Nach dem Polizeipräsidium erneut ein Stopp, dieses Mal wegen der Böller und erneut wegen Vermummungen. Kurz danach sind vermehrt „Wo, wo wart Ihr in Hanau“ und „Oury Jalloh, das war Mord“ zu hören, während es nun die Karl-Liebknecht-Straße geradeaus Richtung Süden geht. Die Teilnehmendenzahl dürfte bei rund 250 liegen.

22 Uhr: Eine weitere Stunde ohne Zwischenfälle

Die Demonstration ist vorbei und es blieb, wie es gestartet war: friedlich. Im Grunde nicht so ungewöhnlich, dennoch ist es wohl vor allem am 13. Dezember 2022 und der explizit gegen die Polizei gerichteten Parolen und Banner wichtig zu betonen, dass sich heute beide zurückgehalten haben.

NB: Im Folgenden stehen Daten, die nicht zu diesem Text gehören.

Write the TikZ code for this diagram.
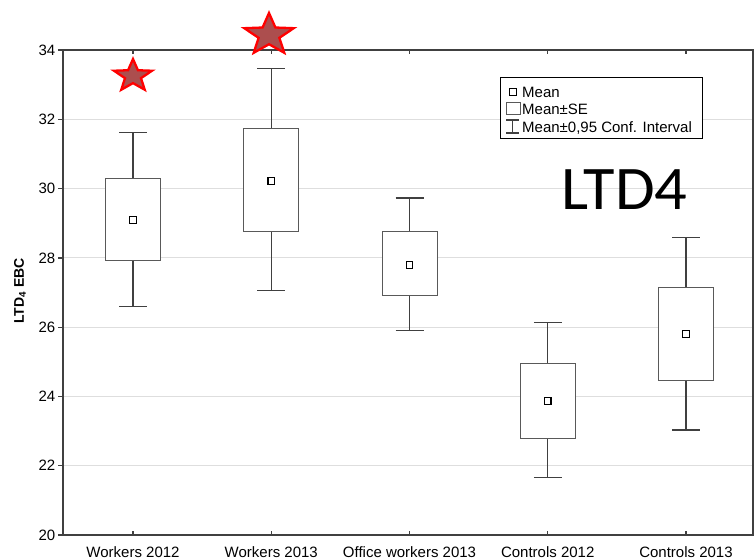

Eine einsame Tonne am Wegesrand. Foto: LZ
Eine einsame Tonne am Wegesrand. Foto: LZ

Einige stehen noch nach der Demobeendigung am Connewitzer Kreuz herum, erste Beamte sind abgerückt, die Szenerie hat sich deutlich gelichtet. Die einzige Mülltonne, die heute auf dem Weg aus unbekannten Gründen brannte, hatte nichts mit den Demonstrantinnen zu tun.

Noch bevor diese auf Höhe der HTWK vorüberkam, waren Anwohner bereits dabei sie zu löschen.